We report on the steady-state, picosecond and femtosecond time-resolved studies of a charge and proton transfer dye 6-amino-2-(2'-hydroxyphenyl)benzoxazole (6A-HBO) and its methylated derivative 6-amino-2-(2'-methoxyphenyl)benzoxazole (6A-MBO), in different solvents. With femtosecond resolution and comparison with the photobehaviour of 6A-MBO, we demonstrate for 6A-HBO in solution, the photoproduction of an intramolecular charge-transfer (ICT) process at S1 taking place in ∼140 fs or shorter, followed by solvent relaxation in the charge transferred species. The generated structure (syn-enol charge transfer conformer) experiences an excited-state intramolecular proton-transfer (ESIPT) reaction to produce a keto-type tautomer. This subsequent proton motion occurs in 1.2 ps (n-heptane), 14 ps (DCM) and 35 ps (MeOH). In MeOH, it is assisted by the solvent molecules and occurs through tunneling for which we got a large kinetic isotope effect (KIE) of about 13. For the 6A-DBO (deuterated sample in CD3OD) the global proton-transfer reaction takes place in 200 ps, showing a remarkable slow KIE regime. The slow ESIPT reaction in DCM (14 ps), not through tunnelling as it is not sensitive to OH/OD exchange, has however to overcome an energy barrier using intramolecular as well as solvent coordinates.

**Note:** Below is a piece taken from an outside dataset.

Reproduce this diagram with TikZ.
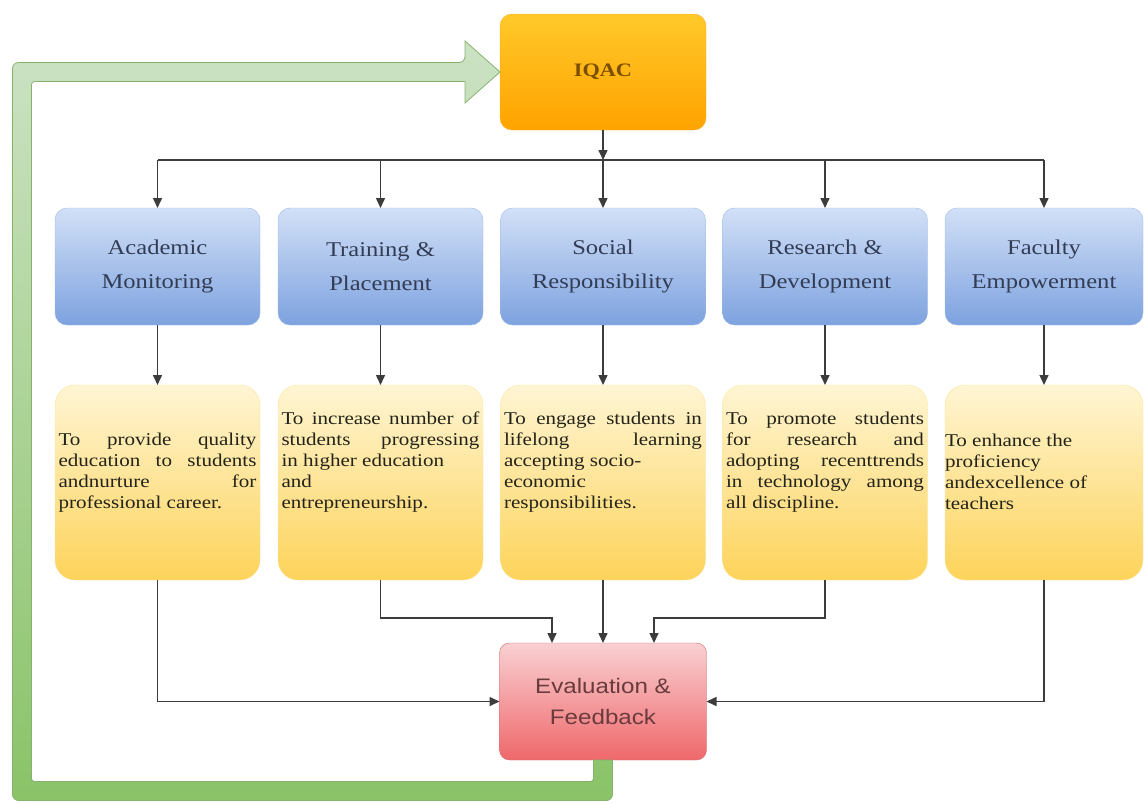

The rich ESIPT dynamics of 6A-HBO in the used solutions is governed by an ICT reaction, triggered by the amino group, and it is solvent dependent. Thus, the charge injection to a 6A-HBO molecular frame makes the ICT species more stable, and the phenol group less acidic, slowing down the subsequent ESIPT reaction. Our findings bring new insights into the coupling between ICT and ESIPT reactions on the potential-energy surfaces of several barriers.